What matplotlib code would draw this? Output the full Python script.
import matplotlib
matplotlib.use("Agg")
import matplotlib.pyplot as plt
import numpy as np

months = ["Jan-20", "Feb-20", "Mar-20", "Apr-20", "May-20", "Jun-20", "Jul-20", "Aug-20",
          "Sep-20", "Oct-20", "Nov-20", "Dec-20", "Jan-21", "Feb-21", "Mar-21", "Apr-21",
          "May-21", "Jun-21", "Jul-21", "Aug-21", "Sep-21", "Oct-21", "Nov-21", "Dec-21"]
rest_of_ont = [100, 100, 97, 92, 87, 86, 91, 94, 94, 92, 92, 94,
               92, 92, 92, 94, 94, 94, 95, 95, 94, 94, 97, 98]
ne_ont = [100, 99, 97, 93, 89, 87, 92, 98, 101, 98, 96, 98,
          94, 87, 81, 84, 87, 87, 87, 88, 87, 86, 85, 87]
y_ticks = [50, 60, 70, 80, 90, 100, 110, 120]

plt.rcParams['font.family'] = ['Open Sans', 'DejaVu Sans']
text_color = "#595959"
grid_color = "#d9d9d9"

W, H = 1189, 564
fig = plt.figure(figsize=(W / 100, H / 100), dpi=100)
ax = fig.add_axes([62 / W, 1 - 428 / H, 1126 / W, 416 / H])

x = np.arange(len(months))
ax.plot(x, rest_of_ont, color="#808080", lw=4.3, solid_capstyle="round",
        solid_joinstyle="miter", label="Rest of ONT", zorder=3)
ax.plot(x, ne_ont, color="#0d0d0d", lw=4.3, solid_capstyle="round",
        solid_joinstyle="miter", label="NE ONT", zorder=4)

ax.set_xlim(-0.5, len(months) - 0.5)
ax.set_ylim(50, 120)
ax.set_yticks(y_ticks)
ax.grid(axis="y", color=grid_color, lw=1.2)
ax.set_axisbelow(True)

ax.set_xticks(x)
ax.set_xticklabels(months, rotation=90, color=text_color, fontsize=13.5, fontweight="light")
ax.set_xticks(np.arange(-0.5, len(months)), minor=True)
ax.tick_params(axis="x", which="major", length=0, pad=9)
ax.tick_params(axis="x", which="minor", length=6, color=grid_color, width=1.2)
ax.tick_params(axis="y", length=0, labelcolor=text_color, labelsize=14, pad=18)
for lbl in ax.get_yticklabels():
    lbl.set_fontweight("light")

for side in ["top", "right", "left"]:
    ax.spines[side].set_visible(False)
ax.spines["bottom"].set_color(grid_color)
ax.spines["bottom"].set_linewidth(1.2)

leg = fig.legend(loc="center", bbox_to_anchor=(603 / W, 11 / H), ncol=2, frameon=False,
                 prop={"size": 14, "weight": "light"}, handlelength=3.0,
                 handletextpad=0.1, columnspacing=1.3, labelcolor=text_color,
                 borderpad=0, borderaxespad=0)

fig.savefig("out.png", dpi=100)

→ **Required work**:
Return nothing but the lines from the first line of the listing through the line with "import numpy as np", please, keeping every one of them unchanged.

→ **Answer to this task**:
What matplotlib code would draw this? Output the full Python script.
import matplotlib
matplotlib.use("Agg")
import matplotlib.pyplot as plt
import numpy as np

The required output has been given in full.